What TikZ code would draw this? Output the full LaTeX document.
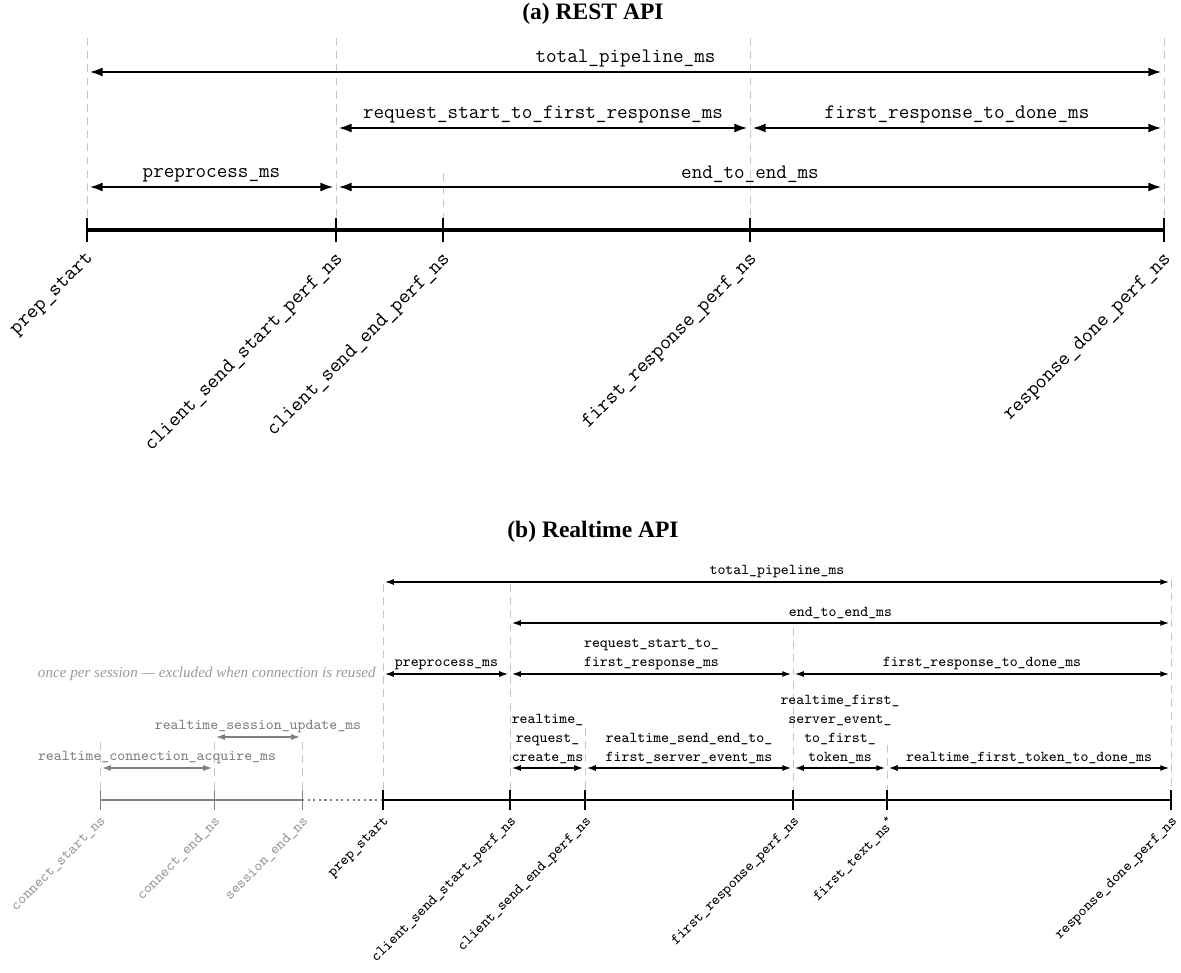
\documentclass[tikz,border=0pt]{standalone}
\usepackage{fontspec}
\newfontfamily\serifnote[Ligatures=TeX]{Liberation Serif}
\usepackage{tikz}
\usetikzlibrary{arrows.meta}
\definecolor{gris}{rgb}{0.78,0.78,0.78}
\definecolor{grisfonce}{rgb}{0.5,0.5,0.5}
\definecolor{grisclair}{rgb}{0.6,0.6,0.6}

\begin{document}
\begin{tikzpicture}[x=0.02cm, y=-0.02cm]
  \tikzstyle{guide}=[draw=gris, dash pattern=on 4.5pt off 3pt, line width=0.5pt]
  \tikzstyle{spana}=[<->, >={Latex[length=2.6mm,width=1.8mm]}, line width=1.1pt, shorten <=1.5pt, shorten >=1.5pt]
  \tikzstyle{spanb}=[<->, >={Latex[length=1.8mm,width=1.2mm]}, line width=0.8pt, shorten <=1pt, shorten >=1pt]
  \tikzstyle{spang}=[spanb, draw=grisfonce, color=grisfonce]
  \tikzstyle{laba}=[above=1pt, inner sep=1pt, font=\fontsize{11.7}{14}\selectfont\ttfamily]
  \tikzstyle{labb}=[above=1pt, inner sep=1pt, align=center, font=\fontsize{8.6}{10.8}\selectfont\ttfamily]
  \tikzstyle{labg}=[labb, text=grisfonce]
  \tikzstyle{ticklaba}=[rotate=45, anchor=north east, inner sep=0pt, font=\fontsize{12}{14}\selectfont\ttfamily]
  \tikzstyle{ticklabb}=[rotate=45, anchor=north east, inner sep=0pt, font=\fontsize{8.6}{10}\selectfont\ttfamily]
  \tikzstyle{ticklabg}=[ticklabb, text=grisclair]
  \tikzstyle{titre}=[inner sep=0pt, font=\fontsize{13.4}{16}\selectfont\serifnote\bfseries]

  \useasboundingbox (0,0) rectangle (1181,973);

  % (a) REST API
  \node[titre] (ta) at (593,14) {(a) REST API};

  \coordinate (a0) at (87,230);
  \coordinate (a1) at (336,230);
  \coordinate (a2) at (443,230);
  \coordinate (a3) at (750,230);
  \coordinate (a4) at (1164,230);
  \coordinate (ga) at (0,38);
  \coordinate (gb) at (0,173);
  \coordinate (ra1) at (0,72);
  \coordinate (ra2) at (0,128);
  \coordinate (ra3) at (0,187);

  \foreach \t in {a0,a1,a3,a4}
    \draw[guide] (\t |- ga) -- ([yshift=7pt]\t);
  \draw[guide] (a2 |- gb) -- ([yshift=7pt]a2);

  \draw[line width=2pt] (a0) -- (a4);
  \foreach \t in {a0,a1,a2,a3,a4}
    \draw[line width=0.6pt] ([yshift=7pt]\t) -- ([yshift=-7pt]\t);

  \draw[spana] (a0 |- ra1) -- node[laba] {total\_pipeline\_ms} (a4 |- ra1);
  \draw[spana] (a1 |- ra2) -- node[laba] {request\_start\_to\_first\_response\_ms} (a3 |- ra2);
  \draw[spana] (a3 |- ra2) -- node[laba] {first\_response\_to\_done\_ms} (a4 |- ra2);
  \draw[spana] (a0 |- ra3) -- node[laba] {preprocess\_ms} (a1 |- ra3);
  \draw[spana] (a1 |- ra3) -- node[laba] {end\_to\_end\_ms} (a4 |- ra3);

  \node[ticklaba] (la0) at ([shift={(-2,20)}]a0) {prep\_start};
  \node[ticklaba] (la1) at ([shift={(-2,20)}]a1) {client\_send\_start\_perf\_ns};
  \node[ticklaba] (la2) at ([shift={(-2,20)}]a2) {client\_send\_end\_perf\_ns};
  \node[ticklaba] (la3) at ([shift={(-2,20)}]a3) {first\_response\_perf\_ns};
  \node[ticklaba] (la4) at ([shift={(-2,20)}]a4) {response\_done\_perf\_ns};

  % (b) Realtime API
  \node[titre] (tb) at (593,532) {(b) Realtime API};

  \coordinate (b0) at (100,800);
  \coordinate (b1) at (214,800);
  \coordinate (b2) at (302,800);
  \coordinate (b3) at (383,800);
  \coordinate (b4) at (510,800);
  \coordinate (b5) at (585,800);
  \coordinate (b6) at (793,800);
  \coordinate (b7) at (887,800);
  \coordinate (b8) at (1171,800);
  \coordinate (rb1) at (0,582);
  \coordinate (rb2) at (0,623);
  \coordinate (rb3) at (0,674);
  \coordinate (rb4) at (0,768);
  \coordinate (rbg) at (0,737);

  \foreach \t/\h in {b0/742,b1/742,b2/742,b3/584,b4/584,b5/728,b6/628,b7/745,b8/580}
    \draw[guide] (\t |- 0,\h) -- ([yshift=5.5pt]\t);

  \draw[grisfonce, line width=1.2pt] (b0) -- (b2);
  \draw[grisfonce, line width=1.2pt, dotted] (b2) -- (b3);
  \draw[line width=1.6pt] (b3) -- (b8);
  \foreach \t in {b0,b1,b2}
    \draw[grisfonce, line width=0.5pt] ([yshift=5.5pt]\t) -- ([yshift=-5.5pt]\t);
  \foreach \t in {b3,b4,b5,b6,b7,b8}
    \draw[line width=0.6pt] ([yshift=5.5pt]\t) -- ([yshift=-5.5pt]\t);

  \draw[spanb] (b3 |- rb1) -- node[labb] {total\_pipeline\_ms} (b8 |- rb1);
  \draw[spanb] (b4 |- rb2) -- node[labb] {end\_to\_end\_ms} (b8 |- rb2);
  \draw[spanb] (b3 |- rb3) -- node[labb] {preprocess\_ms} (b4 |- rb3);
  \draw[spanb] (b4 |- rb3) -- node[labb] {request\_start\_to\_\\first\_response\_ms} (b6 |- rb3);
  \draw[spanb] (b6 |- rb3) -- node[labb] {first\_response\_to\_done\_ms} (b8 |- rb3);
  \draw[spanb] (b4 |- rb4) -- node[labb] {realtime\_\\request\_\\create\_ms} (b5 |- rb4);
  \draw[spanb] (b5 |- rb4) -- node[labb] {realtime\_send\_end\_to\_\\first\_server\_event\_ms} (b6 |- rb4);
  \draw[spanb] (b6 |- rb4) -- node[labb] {realtime\_first\_\\server\_event\_\\to\_first\_\\token\_ms} (b7 |- rb4);
  \draw[spanb] (b7 |- rb4) -- node[labb] {realtime\_first\_token\_to\_done\_ms} (b8 |- rb4);
  \draw[spang] (b0 |- rb4) -- node[labg] {realtime\_connection\_acquire\_ms} (b1 |- rb4);
  \draw[spang] (b1 |- rbg) -- node[labg] {realtime\_session\_update\_ms} (b2 |- rbg);

  \node[anchor=east, inner sep=0pt, text=grisclair, font=\fontsize{8.6}{10}\selectfont\serifnote\itshape] (note) at ([xshift=-4pt]b3 |- rb3) {once per session \textemdash{} excluded when connection is reused};

  \node[ticklabg] (lb0) at ([shift={(0,15)}]b0) {connect\_start\_ns};
  \node[ticklabg] (lb1) at ([shift={(0,15)}]b1) {connect\_end\_ns};
  \node[ticklabg] (lb2) at ([shift={(0,15)}]b2) {session\_end\_ns};
  \node[ticklabb] (lb3) at ([shift={(0,15)}]b3) {prep\_start};
  \node[ticklabb] (lb4) at ([shift={(0,15)}]b4) {client\_send\_start\_perf\_ns};
  \node[ticklabb] (lb5) at ([shift={(0,15)}]b5) {client\_send\_end\_perf\_ns};
  \node[ticklabb] (lb6) at ([shift={(0,15)}]b6) {first\_response\_perf\_ns};
  \node[ticklabb] (lb7) at ([shift={(0,15)}]b7) {first\_text\_ns\textsuperscript{*}};
  \node[ticklabb] (lb8) at ([shift={(0,15)}]b8) {response\_done\_perf\_ns};
\end{tikzpicture}
\end{document}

Written task -
Go through the data above and transcribe it in full, omitting any image.

Answer to the task -
What TikZ code would draw this? Output the full LaTeX document.
\documentclass[tikz,border=0pt]{standalone}
\usepackage{fontspec}
\newfontfamily\serifnote[Ligatures=TeX]{Liberation Serif}
\usepackage{tikz}
\usetikzlibrary{arrows.meta}
\definecolor{gris}{rgb}{0.78,0.78,0.78}
\definecolor{grisfonce}{rgb}{0.5,0.5,0.5}
\definecolor{grisclair}{rgb}{0.6,0.6,0.6}

\begin{document}
\begin{tikzpicture}[x=0.02cm, y=-0.02cm]
  \tikzstyle{guide}=[draw=gris, dash pattern=on 4.5pt off 3pt, line width=0.5pt]
  \tikzstyle{spana}=[<->, >={Latex[length=2.6mm,width=1.8mm]}, line width=1.1pt, shorten <=1.5pt, shorten >=1.5pt]
  \tikzstyle{spanb}=[<->, >={Latex[length=1.8mm,width=1.2mm]}, line width=0.8pt, shorten <=1pt, shorten >=1pt]
  \tikzstyle{spang}=[spanb, draw=grisfonce, color=grisfonce]
  \tikzstyle{laba}=[above=1pt, inner sep=1pt, font=\fontsize{11.7}{14}\selectfont\ttfamily]
  \tikzstyle{labb}=[above=1pt, inner sep=1pt, align=center, font=\fontsize{8.6}{10.8}\selectfont\ttfamily]
  \tikzstyle{labg}=[labb, text=grisfonce]
  \tikzstyle{ticklaba}=[rotate=45, anchor=north east, inner sep=0pt, font=\fontsize{12}{14}\selectfont\ttfamily]
  \tikzstyle{ticklabb}=[rotate=45, anchor=north east, inner sep=0pt, font=\fontsize{8.6}{10}\selectfont\ttfamily]
  \tikzstyle{ticklabg}=[ticklabb, text=grisclair]
  \tikzstyle{titre}=[inner sep=0pt, font=\fontsize{13.4}{16}\selectfont\serifnote\bfseries]

  \useasboundingbox (0,0) rectangle (1181,973);

  % (a) REST API
  \node[titre] (ta) at (593,14) {(a) REST API};

  \coordinate (a0) at (87,230);
  \coordinate (a1) at (336,230);
  \coordinate (a2) at (443,230);
  \coordinate (a3) at (750,230);
  \coordinate (a4) at (1164,230);
  \coordinate (ga) at (0,38);
  \coordinate (gb) at (0,173);
  \coordinate (ra1) at (0,72);
  \coordinate (ra2) at (0,128);
  \coordinate (ra3) at (0,187);

  \foreach \t in {a0,a1,a3,a4}
    \draw[guide] (\t |- ga) -- ([yshift=7pt]\t);
  \draw[guide] (a2 |- gb) -- ([yshift=7pt]a2);

  \draw[line width=2pt] (a0) -- (a4);
  \foreach \t in {a0,a1,a2,a3,a4}
    \draw[line width=0.6pt] ([yshift=7pt]\t) -- ([yshift=-7pt]\t);

  \draw[spana] (a0 |- ra1) -- node[laba] {total\_pipeline\_ms} (a4 |- ra1);
  \draw[spana] (a1 |- ra2) -- node[laba] {request\_start\_to\_first\_response\_ms} (a3 |- ra2);
  \draw[spana] (a3 |- ra2) -- node[laba] {first\_response\_to\_done\_ms} (a4 |- ra2);
  \draw[spana] (a0 |- ra3) -- node[laba] {preprocess\_ms} (a1 |- ra3);
  \draw[spana] (a1 |- ra3) -- node[laba] {end\_to\_end\_ms} (a4 |- ra3);

  \node[ticklaba] (la0) at ([shift={(-2,20)}]a0) {prep\_start};
  \node[ticklaba] (la1) at ([shift={(-2,20)}]a1) {client\_send\_start\_perf\_ns};
  \node[ticklaba] (la2) at ([shift={(-2,20)}]a2) {client\_send\_end\_perf\_ns};
  \node[ticklaba] (la3) at ([shift={(-2,20)}]a3) {first\_response\_perf\_ns};
  \node[ticklaba] (la4) at ([shift={(-2,20)}]a4) {response\_done\_perf\_ns};

  % (b) Realtime API
  \node[titre] (tb) at (593,532) {(b) Realtime API};

  \coordinate (b0) at (100,800);
  \coordinate (b1) at (214,800);
  \coordinate (b2) at (302,800);
  \coordinate (b3) at (383,800);
  \coordinate (b4) at (510,800);
  \coordinate (b5) at (585,800);
  \coordinate (b6) at (793,800);
  \coordinate (b7) at (887,800);
  \coordinate (b8) at (1171,800);
  \coordinate (rb1) at (0,582);
  \coordinate (rb2) at (0,623);
  \coordinate (rb3) at (0,674);
  \coordinate (rb4) at (0,768);
  \coordinate (rbg) at (0,737);

  \foreach \t/\h in {b0/742,b1/742,b2/742,b3/584,b4/584,b5/728,b6/628,b7/745,b8/580}
    \draw[guide] (\t |- 0,\h) -- ([yshift=5.5pt]\t);

  \draw[grisfonce, line width=1.2pt] (b0) -- (b2);
  \draw[grisfonce, line width=1.2pt, dotted] (b2) -- (b3);
  \draw[line width=1.6pt] (b3) -- (b8);
  \foreach \t in {b0,b1,b2}
    \draw[grisfonce, line width=0.5pt] ([yshift=5.5pt]\t) -- ([yshift=-5.5pt]\t);
  \foreach \t in {b3,b4,b5,b6,b7,b8}
    \draw[line width=0.6pt] ([yshift=5.5pt]\t) -- ([yshift=-5.5pt]\t);

  \draw[spanb] (b3 |- rb1) -- node[labb] {total\_pipeline\_ms} (b8 |- rb1);
  \draw[spanb] (b4 |- rb2) -- node[labb] {end\_to\_end\_ms} (b8 |- rb2);
  \draw[spanb] (b3 |- rb3) -- node[labb] {preprocess\_ms} (b4 |- rb3);
  \draw[spanb] (b4 |- rb3) -- node[labb] {request\_start\_to\_\\first\_response\_ms} (b6 |- rb3);
  \draw[spanb] (b6 |- rb3) -- node[labb] {first\_response\_to\_done\_ms} (b8 |- rb3);
  \draw[spanb] (b4 |- rb4) -- node[labb] {realtime\_\\request\_\\create\_ms} (b5 |- rb4);
  \draw[spanb] (b5 |- rb4) -- node[labb] {realtime\_send\_end\_to\_\\first\_server\_event\_ms} (b6 |- rb4);
  \draw[spanb] (b6 |- rb4) -- node[labb] {realtime\_first\_\\server\_event\_\\to\_first\_\\token\_ms} (b7 |- rb4);
  \draw[spanb] (b7 |- rb4) -- node[labb] {realtime\_first\_token\_to\_done\_ms} (b8 |- rb4);
  \draw[spang] (b0 |- rb4) -- node[labg] {realtime\_connection\_acquire\_ms} (b1 |- rb4);
  \draw[spang] (b1 |- rbg) -- node[labg] {realtime\_session\_update\_ms} (b2 |- rbg);

  \node[anchor=east, inner sep=0pt, text=grisclair, font=\fontsize{8.6}{10}\selectfont\serifnote\itshape] (note) at ([xshift=-4pt]b3 |- rb3) {once per session \textemdash{} excluded when connection is reused};

  \node[ticklabg] (lb0) at ([shift={(0,15)}]b0) {connect\_start\_ns};
  \node[ticklabg] (lb1) at ([shift={(0,15)}]b1) {connect\_end\_ns};
  \node[ticklabg] (lb2) at ([shift={(0,15)}]b2) {session\_end\_ns};
  \node[ticklabb] (lb3) at ([shift={(0,15)}]b3) {prep\_start};
  \node[ticklabb] (lb4) at ([shift={(0,15)}]b4) {client\_send\_start\_perf\_ns};
  \node[ticklabb] (lb5) at ([shift={(0,15)}]b5) {client\_send\_end\_perf\_ns};
  \node[ticklabb] (lb6) at ([shift={(0,15)}]b6) {first\_response\_perf\_ns};
  \node[ticklabb] (lb7) at ([shift={(0,15)}]b7) {first\_text\_ns\textsuperscript{*}};
  \node[ticklabb] (lb8) at ([shift={(0,15)}]b8) {response\_done\_perf\_ns};
\end{tikzpicture}
\end{document}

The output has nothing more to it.